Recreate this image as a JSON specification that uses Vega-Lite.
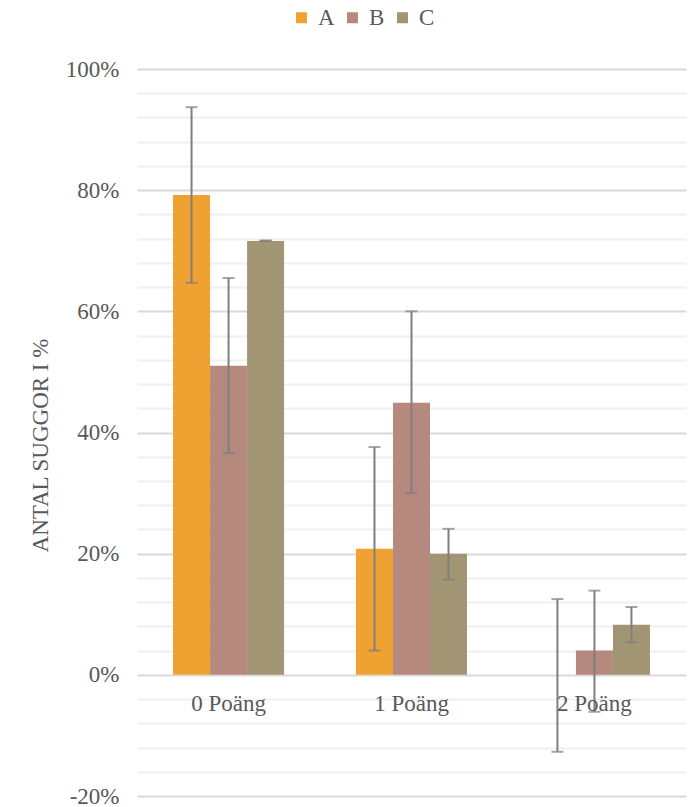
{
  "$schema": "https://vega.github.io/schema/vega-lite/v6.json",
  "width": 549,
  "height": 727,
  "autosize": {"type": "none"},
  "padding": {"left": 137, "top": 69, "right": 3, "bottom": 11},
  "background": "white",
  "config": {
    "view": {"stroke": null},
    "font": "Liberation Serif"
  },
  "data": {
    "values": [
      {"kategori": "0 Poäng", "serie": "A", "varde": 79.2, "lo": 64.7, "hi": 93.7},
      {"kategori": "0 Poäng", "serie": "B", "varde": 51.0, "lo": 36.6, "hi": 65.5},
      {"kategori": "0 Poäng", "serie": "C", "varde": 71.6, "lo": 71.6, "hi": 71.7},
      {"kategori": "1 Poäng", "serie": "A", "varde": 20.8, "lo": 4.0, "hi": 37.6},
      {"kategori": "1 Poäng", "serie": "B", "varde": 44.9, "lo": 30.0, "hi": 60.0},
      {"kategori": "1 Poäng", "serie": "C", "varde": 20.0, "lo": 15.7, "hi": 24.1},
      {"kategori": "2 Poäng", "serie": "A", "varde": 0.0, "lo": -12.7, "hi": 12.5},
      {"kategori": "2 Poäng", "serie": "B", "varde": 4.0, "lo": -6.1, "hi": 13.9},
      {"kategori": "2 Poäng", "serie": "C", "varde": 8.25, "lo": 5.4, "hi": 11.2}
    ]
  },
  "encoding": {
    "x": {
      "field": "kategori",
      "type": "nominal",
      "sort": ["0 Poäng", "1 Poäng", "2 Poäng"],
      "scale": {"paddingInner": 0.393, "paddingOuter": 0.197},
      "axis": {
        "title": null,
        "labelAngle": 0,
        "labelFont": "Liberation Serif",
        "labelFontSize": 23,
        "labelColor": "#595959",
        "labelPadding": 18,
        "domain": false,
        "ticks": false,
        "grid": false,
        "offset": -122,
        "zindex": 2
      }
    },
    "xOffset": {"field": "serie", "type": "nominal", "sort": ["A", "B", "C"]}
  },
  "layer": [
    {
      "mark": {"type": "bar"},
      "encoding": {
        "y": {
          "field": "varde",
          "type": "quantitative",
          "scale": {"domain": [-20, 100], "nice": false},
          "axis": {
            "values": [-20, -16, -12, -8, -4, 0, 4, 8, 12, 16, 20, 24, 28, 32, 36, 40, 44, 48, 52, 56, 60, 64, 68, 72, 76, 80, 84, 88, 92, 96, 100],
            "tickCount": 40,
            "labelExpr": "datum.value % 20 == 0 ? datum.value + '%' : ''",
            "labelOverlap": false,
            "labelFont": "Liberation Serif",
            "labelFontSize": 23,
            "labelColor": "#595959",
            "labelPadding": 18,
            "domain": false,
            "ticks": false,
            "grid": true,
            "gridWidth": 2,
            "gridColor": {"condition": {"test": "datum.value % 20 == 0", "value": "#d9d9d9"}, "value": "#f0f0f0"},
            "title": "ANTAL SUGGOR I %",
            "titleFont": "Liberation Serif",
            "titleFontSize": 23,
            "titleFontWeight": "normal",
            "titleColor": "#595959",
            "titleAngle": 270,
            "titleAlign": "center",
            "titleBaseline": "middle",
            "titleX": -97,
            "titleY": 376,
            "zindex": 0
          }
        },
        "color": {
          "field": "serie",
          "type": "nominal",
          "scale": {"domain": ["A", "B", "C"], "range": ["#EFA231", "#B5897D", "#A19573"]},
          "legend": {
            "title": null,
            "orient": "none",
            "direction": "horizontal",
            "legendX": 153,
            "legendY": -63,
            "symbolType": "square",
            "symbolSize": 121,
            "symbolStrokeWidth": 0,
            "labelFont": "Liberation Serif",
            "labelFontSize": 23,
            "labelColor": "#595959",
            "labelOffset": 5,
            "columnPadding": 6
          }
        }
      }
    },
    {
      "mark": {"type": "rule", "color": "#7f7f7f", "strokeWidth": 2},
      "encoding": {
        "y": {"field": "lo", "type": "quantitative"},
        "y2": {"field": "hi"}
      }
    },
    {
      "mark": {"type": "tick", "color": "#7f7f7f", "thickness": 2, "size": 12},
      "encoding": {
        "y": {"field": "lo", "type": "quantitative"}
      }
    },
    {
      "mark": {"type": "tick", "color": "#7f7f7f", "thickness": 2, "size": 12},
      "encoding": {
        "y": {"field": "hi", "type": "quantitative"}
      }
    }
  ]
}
+---+
» **EXERCISE**:
Repeat all of the data above word for word, minus the pictures.

» **FINISHED TASK**:
Recreate this image as a JSON specification that uses Vega-Lite.
{
  "$schema": "https://vega.github.io/schema/vega-lite/v6.json",
  "width": 549,
  "height": 727,
  "autosize": {"type": "none"},
  "padding": {"left": 137, "top": 69, "right": 3, "bottom": 11},
  "background": "white",
  "config": {
    "view": {"stroke": null},
    "font": "Liberation Serif"
  },
  "data": {
    "values": [
      {"kategori": "0 Poäng", "serie": "A", "varde": 79.2, "lo": 64.7, "hi": 93.7},
      {"kategori": "0 Poäng", "serie": "B", "varde": 51.0, "lo": 36.6, "hi": 65.5},
      {"kategori": "0 Poäng", "serie": "C", "varde": 71.6, "lo": 71.6, "hi": 71.7},
      {"kategori": "1 Poäng", "serie": "A", "varde": 20.8, "lo": 4.0, "hi": 37.6},
      {"kategori": "1 Poäng", "serie": "B", "varde": 44.9, "lo": 30.0, "hi": 60.0},
      {"kategori": "1 Poäng", "serie": "C", "varde": 20.0, "lo": 15.7, "hi": 24.1},
      {"kategori": "2 Poäng", "serie": "A", "varde": 0.0, "lo": -12.7, "hi": 12.5},
      {"kategori": "2 Poäng", "serie": "B", "varde": 4.0, "lo": -6.1, "hi": 13.9},
      {"kategori": "2 Poäng", "serie": "C", "varde": 8.25, "lo": 5.4, "hi": 11.2}
    ]
  },
  "encoding": {
    "x": {
      "field": "kategori",
      "type": "nominal",
      "sort": ["0 Poäng", "1 Poäng", "2 Poäng"],
      "scale": {"paddingInner": 0.393, "paddingOuter": 0.197},
      "axis": {
        "title": null,
        "labelAngle": 0,
        "labelFont": "Liberation Serif",
        "labelFontSize": 23,
        "labelColor": "#595959",
        "labelPadding": 18,
        "domain": false,
        "ticks": false,
        "grid": false,
        "offset": -122,
        "zindex": 2
      }
    },
    "xOffset": {"field": "serie", "type": "nominal", "sort": ["A", "B", "C"]}
  },
  "layer": [
    {
      "mark": {"type": "bar"},
      "encoding": {
        "y": {
          "field": "varde",
          "type": "quantitative",
          "scale": {"domain": [-20, 100], "nice": false},
          "axis": {
            "values": [-20, -16, -12, -8, -4, 0, 4, 8, 12, 16, 20, 24, 28, 32, 36, 40, 44, 48, 52, 56, 60, 64, 68, 72, 76, 80, 84, 88, 92, 96, 100],
            "tickCount": 40,
            "labelExpr": "datum.value % 20 == 0 ? datum.value + '%' : ''",
            "labelOverlap": false,
            "labelFont": "Liberation Serif",
            "labelFontSize": 23,
            "labelColor": "#595959",
            "labelPadding": 18,
            "domain": false,
            "ticks": false,
            "grid": true,
            "gridWidth": 2,
            "gridColor": {"condition": {"test": "datum.value % 20 == 0", "value": "#d9d9d9"}, "value": "#f0f0f0"},
            "title": "ANTAL SUGGOR I %",
            "titleFont": "Liberation Serif",
            "titleFontSize": 23,
            "titleFontWeight": "normal",
            "titleColor": "#595959",
            "titleAngle": 270,
            "titleAlign": "center",
            "titleBaseline": "middle",
            "titleX": -97,
            "titleY": 376,
            "zindex": 0
          }
        },
        "color": {
          "field": "serie",
          "type": "nominal",
          "scale": {"domain": ["A", "B", "C"], "range": ["#EFA231", "#B5897D", "#A19573"]},
          "legend": {
            "title": null,
            "orient": "none",
            "direction": "horizontal",
            "legendX": 153,
            "legendY": -63,
            "symbolType": "square",
            "symbolSize": 121,
            "symbolStrokeWidth": 0,
            "labelFont": "Liberation Serif",
            "labelFontSize": 23,
            "labelColor": "#595959",
            "labelOffset": 5,
            "columnPadding": 6
          }
        }
      }
    },
    {
      "mark": {"type": "rule", "color": "#7f7f7f", "strokeWidth": 2},
      "encoding": {
        "y": {"field": "lo", "type": "quantitative"},
        "y2": {"field": "hi"}
      }
    },
    {
      "mark": {"type": "tick", "color": "#7f7f7f", "thickness": 2, "size": 12},
      "encoding": {
        "y": {"field": "lo", "type": "quantitative"}
      }
    },
    {
      "mark": {"type": "tick", "color": "#7f7f7f", "thickness": 2, "size": 12},
      "encoding": {
        "y": {"field": "hi", "type": "quantitative"}
      }
    }
  ]
}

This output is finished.